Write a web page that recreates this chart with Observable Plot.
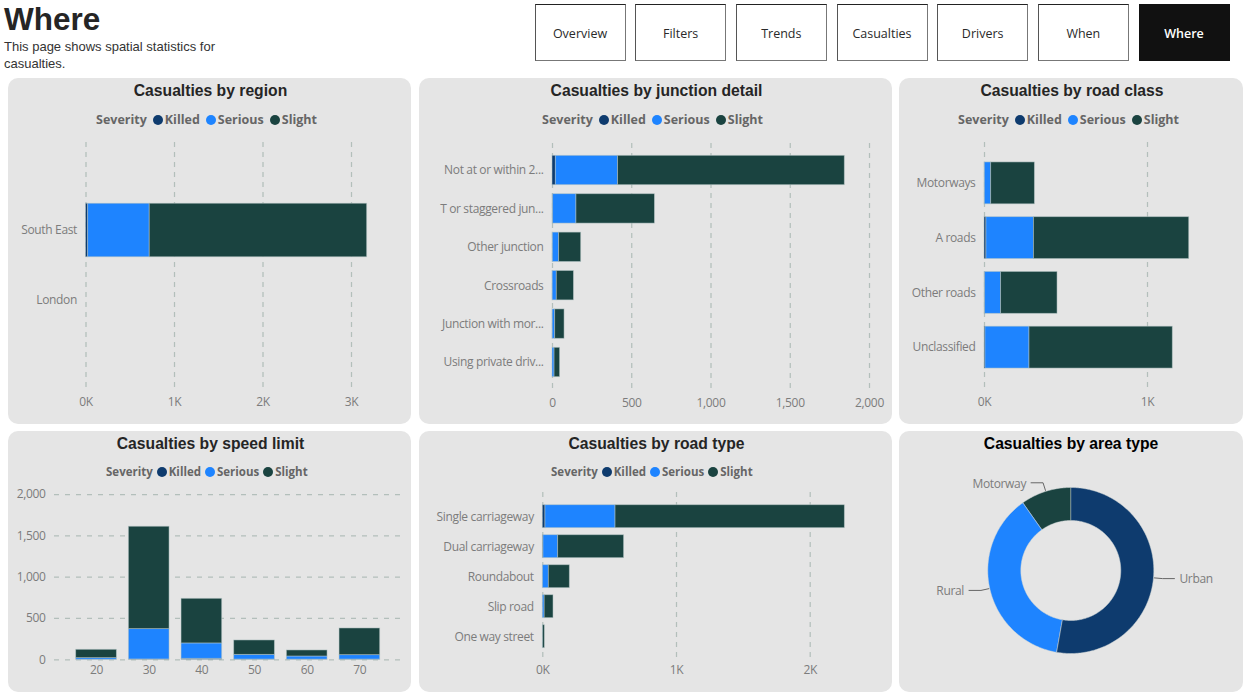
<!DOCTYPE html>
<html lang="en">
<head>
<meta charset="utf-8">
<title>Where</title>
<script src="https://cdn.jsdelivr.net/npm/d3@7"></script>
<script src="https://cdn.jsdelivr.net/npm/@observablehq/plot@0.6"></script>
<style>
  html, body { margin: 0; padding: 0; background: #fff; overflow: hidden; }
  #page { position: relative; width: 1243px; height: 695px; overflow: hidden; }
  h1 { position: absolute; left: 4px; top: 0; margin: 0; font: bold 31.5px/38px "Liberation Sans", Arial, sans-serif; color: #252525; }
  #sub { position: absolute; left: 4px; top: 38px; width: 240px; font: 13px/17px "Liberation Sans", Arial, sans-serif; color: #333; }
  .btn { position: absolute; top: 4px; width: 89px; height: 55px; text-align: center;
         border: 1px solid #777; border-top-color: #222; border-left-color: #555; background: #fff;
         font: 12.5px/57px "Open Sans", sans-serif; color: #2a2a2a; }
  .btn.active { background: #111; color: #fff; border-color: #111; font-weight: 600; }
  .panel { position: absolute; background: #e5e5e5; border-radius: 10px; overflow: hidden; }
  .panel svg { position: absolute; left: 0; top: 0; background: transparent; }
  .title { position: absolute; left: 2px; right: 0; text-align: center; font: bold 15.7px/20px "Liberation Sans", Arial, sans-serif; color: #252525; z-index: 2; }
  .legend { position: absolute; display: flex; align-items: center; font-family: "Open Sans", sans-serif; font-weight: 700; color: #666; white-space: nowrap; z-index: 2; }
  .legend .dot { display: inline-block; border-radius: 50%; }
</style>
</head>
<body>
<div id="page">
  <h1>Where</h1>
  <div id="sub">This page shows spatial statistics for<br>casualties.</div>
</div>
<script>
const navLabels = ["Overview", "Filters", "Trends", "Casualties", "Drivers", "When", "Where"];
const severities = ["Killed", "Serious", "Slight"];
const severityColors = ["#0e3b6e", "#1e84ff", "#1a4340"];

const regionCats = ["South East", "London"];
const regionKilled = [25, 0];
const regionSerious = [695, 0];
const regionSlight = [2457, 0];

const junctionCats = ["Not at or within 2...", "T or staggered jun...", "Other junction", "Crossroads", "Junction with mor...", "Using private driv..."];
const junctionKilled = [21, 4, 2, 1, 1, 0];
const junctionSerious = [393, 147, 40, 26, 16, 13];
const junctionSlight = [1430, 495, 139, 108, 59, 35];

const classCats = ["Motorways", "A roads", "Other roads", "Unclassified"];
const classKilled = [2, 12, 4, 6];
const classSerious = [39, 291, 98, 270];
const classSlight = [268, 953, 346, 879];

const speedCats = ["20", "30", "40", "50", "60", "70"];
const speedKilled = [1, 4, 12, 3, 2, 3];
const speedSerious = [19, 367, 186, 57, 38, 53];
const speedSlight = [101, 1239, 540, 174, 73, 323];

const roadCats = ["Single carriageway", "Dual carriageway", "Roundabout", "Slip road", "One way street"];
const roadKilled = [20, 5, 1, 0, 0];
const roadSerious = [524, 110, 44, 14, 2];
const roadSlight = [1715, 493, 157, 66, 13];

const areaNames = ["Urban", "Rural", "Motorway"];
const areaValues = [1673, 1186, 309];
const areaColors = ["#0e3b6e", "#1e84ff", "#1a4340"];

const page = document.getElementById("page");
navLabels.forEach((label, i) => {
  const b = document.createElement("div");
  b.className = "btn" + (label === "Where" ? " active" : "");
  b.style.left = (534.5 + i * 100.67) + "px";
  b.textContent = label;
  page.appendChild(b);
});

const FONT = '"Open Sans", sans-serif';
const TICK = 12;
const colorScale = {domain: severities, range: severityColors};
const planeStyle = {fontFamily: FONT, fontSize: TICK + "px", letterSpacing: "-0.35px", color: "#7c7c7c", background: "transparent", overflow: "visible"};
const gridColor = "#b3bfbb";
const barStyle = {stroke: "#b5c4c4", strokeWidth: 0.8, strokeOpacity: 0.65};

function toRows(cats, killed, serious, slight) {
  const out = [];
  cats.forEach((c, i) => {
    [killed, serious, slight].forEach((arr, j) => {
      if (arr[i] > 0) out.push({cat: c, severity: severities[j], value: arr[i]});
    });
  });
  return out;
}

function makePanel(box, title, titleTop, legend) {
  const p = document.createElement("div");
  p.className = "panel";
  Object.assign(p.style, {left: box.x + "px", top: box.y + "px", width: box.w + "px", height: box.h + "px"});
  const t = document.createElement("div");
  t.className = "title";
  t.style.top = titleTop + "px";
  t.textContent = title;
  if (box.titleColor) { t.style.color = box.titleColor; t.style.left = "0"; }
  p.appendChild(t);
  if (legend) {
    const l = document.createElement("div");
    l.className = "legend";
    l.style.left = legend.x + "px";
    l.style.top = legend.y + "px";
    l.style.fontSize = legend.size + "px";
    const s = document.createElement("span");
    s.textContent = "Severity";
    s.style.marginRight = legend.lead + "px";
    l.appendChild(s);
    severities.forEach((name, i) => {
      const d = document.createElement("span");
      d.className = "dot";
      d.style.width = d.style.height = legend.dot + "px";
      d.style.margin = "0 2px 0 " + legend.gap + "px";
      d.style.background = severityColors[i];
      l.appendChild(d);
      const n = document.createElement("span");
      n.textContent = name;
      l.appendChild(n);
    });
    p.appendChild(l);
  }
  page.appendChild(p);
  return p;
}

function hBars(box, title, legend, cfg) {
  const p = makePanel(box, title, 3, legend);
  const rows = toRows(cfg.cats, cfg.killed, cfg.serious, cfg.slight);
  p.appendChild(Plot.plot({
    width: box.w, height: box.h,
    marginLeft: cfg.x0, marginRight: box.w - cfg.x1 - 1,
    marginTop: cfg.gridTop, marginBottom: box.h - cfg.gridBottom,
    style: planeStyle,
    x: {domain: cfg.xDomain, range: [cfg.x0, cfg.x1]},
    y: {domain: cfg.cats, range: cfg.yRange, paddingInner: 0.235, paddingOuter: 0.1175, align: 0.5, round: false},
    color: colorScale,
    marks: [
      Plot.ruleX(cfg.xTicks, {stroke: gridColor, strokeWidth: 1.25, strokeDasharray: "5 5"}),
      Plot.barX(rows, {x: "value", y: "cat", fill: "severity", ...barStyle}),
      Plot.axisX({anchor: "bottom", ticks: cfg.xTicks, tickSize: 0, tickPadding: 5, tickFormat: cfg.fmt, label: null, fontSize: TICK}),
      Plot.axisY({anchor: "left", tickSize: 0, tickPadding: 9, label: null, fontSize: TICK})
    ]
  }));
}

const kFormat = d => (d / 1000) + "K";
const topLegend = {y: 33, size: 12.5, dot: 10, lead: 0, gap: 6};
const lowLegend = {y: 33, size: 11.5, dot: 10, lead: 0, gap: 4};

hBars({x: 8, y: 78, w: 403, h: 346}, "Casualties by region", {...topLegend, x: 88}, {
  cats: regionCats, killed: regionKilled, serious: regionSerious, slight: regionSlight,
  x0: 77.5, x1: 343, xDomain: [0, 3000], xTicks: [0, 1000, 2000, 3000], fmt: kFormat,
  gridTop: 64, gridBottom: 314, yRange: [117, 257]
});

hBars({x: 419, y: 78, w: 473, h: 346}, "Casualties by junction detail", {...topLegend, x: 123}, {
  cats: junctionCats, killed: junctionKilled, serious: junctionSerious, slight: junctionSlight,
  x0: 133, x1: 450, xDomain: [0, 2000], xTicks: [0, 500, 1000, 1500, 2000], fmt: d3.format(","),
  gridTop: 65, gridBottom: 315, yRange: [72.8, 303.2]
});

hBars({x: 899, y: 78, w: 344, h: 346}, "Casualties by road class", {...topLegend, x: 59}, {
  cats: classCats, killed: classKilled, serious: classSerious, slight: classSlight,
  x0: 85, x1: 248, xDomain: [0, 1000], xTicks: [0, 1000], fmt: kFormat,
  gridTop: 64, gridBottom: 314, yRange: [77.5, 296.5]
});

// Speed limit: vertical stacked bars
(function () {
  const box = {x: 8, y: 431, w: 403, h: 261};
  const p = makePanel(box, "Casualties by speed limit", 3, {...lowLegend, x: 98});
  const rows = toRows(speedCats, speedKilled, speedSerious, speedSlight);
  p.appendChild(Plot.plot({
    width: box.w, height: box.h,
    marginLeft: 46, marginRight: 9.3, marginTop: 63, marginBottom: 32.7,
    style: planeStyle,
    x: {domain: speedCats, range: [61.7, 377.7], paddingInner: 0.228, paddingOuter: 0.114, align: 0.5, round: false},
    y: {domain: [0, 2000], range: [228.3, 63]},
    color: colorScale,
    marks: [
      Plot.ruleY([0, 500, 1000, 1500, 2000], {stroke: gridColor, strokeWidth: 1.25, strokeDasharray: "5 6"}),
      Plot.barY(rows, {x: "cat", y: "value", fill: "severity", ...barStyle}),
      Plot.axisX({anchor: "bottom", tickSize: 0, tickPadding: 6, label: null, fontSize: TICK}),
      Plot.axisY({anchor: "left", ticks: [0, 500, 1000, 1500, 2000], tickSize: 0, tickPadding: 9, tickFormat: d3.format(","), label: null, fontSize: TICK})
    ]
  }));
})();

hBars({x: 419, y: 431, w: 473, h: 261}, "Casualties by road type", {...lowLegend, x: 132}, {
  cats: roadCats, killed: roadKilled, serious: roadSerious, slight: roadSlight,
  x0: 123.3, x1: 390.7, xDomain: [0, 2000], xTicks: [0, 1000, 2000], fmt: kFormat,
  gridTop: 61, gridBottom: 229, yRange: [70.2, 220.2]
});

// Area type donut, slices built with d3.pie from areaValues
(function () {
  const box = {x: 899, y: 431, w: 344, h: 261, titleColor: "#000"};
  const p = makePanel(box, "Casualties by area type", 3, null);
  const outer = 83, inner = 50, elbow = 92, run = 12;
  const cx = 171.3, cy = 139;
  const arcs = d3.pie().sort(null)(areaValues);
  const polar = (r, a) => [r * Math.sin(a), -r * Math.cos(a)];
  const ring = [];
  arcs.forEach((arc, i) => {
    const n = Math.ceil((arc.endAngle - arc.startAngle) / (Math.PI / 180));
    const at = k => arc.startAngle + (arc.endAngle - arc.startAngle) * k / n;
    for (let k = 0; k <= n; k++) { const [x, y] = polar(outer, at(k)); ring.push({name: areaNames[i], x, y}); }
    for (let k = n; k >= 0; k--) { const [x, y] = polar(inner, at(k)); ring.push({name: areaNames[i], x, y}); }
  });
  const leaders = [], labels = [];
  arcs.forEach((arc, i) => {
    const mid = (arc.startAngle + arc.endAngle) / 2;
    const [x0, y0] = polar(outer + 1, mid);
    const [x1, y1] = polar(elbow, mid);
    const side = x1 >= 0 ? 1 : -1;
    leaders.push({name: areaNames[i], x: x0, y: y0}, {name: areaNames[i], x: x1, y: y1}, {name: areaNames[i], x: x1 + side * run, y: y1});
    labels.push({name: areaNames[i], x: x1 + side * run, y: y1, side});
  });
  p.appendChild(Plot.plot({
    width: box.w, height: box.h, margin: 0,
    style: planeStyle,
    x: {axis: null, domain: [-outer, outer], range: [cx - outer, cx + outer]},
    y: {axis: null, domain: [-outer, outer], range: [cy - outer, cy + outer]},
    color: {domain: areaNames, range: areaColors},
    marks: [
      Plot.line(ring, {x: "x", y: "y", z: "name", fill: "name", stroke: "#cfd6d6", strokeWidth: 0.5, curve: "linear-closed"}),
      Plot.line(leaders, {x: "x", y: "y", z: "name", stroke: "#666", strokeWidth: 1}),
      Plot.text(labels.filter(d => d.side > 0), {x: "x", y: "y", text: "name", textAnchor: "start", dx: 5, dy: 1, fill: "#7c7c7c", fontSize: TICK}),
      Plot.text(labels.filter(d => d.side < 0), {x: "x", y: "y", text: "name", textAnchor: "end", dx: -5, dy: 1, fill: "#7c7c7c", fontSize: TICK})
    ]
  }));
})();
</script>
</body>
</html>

------------------------------

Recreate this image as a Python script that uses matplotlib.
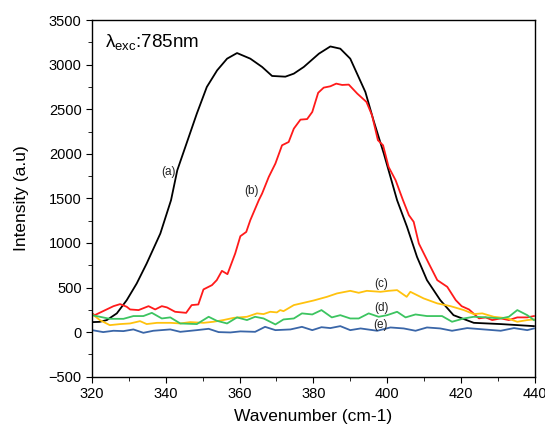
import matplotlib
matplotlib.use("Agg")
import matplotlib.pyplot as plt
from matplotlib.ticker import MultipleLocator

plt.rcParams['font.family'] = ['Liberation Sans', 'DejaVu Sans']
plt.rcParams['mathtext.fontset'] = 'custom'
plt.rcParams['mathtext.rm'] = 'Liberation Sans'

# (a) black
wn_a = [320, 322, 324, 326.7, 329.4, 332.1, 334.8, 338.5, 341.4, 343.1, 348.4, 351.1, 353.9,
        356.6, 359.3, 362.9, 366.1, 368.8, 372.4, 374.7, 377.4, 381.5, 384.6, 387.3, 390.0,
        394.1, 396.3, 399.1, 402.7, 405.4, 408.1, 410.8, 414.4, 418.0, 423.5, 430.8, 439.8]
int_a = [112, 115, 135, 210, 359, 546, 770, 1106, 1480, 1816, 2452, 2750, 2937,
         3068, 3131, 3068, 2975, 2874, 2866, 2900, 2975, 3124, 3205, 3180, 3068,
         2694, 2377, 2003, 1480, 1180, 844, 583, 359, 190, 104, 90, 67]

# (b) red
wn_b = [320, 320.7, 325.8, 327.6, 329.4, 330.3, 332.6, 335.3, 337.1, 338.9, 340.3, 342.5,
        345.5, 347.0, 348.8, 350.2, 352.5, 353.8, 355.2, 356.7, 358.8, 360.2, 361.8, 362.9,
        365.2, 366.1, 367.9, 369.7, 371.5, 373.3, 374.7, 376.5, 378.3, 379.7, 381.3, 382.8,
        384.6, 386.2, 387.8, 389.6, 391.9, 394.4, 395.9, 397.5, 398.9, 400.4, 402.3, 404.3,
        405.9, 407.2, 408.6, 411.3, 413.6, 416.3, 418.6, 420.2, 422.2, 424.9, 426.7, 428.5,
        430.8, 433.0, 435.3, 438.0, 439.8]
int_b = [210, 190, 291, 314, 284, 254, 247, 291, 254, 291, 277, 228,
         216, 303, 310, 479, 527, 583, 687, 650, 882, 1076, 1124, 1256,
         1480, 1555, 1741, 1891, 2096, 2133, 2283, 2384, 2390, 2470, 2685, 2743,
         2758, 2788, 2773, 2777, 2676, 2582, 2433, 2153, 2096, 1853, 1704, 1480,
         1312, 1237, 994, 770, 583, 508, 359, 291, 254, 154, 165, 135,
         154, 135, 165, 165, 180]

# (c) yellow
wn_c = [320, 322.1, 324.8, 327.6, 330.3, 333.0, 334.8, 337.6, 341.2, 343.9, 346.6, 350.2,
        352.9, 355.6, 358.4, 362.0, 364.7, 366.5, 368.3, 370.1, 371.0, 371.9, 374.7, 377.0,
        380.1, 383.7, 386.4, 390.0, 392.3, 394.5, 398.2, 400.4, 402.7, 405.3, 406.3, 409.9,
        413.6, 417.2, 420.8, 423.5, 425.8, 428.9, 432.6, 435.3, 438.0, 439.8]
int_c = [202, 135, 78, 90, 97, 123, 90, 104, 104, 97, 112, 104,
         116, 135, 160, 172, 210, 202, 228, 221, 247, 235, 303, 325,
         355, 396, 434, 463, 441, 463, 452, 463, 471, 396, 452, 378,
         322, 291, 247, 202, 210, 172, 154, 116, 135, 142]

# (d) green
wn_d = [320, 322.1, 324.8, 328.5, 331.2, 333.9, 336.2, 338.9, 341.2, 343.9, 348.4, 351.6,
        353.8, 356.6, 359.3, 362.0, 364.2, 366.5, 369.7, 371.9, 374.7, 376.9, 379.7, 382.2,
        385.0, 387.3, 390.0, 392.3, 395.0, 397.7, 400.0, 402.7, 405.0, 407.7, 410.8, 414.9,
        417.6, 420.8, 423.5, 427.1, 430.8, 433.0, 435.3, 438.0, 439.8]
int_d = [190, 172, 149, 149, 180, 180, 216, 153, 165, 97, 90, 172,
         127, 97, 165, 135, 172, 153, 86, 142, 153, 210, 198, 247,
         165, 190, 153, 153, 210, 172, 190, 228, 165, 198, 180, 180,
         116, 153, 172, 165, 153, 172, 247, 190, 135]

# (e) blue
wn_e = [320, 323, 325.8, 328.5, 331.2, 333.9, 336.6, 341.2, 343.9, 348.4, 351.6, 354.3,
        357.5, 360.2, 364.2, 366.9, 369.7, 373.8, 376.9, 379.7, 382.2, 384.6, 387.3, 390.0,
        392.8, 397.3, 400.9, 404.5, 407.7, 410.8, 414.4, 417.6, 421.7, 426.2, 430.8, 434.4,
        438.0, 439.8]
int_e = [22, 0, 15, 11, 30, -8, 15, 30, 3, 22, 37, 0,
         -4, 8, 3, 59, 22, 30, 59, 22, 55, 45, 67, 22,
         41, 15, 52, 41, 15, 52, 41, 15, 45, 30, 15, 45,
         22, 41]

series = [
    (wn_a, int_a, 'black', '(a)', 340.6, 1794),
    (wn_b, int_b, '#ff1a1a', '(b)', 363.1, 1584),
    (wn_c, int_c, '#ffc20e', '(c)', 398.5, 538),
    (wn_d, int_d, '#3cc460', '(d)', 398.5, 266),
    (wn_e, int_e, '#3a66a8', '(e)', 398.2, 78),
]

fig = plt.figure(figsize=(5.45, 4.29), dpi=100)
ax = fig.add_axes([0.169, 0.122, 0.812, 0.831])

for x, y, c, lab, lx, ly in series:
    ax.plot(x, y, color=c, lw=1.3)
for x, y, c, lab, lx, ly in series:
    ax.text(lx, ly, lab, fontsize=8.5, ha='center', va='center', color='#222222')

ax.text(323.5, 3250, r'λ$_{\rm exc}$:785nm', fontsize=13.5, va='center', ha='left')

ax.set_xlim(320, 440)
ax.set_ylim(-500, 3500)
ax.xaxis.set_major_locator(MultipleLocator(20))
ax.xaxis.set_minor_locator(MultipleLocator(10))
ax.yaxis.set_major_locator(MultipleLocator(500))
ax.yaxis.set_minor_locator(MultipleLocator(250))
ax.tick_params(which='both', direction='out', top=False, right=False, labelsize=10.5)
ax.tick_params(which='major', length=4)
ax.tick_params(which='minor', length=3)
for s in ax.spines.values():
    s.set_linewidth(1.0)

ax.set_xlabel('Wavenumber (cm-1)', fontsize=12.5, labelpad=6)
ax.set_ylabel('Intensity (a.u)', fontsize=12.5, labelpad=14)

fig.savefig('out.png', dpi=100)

------------------------------

**The exercise**
Reproduce every line from the entries that holds the word "with".

**Task response**
Write a web page that recreates this chart with Observable Plot.
const junctionCats = ["Not at or within 2...", "T or staggered jun...", "Other junction", "Crossroads", "Junction with mor...", "Using private driv..."];
// Area type donut, slices built with d3.pie from areaValues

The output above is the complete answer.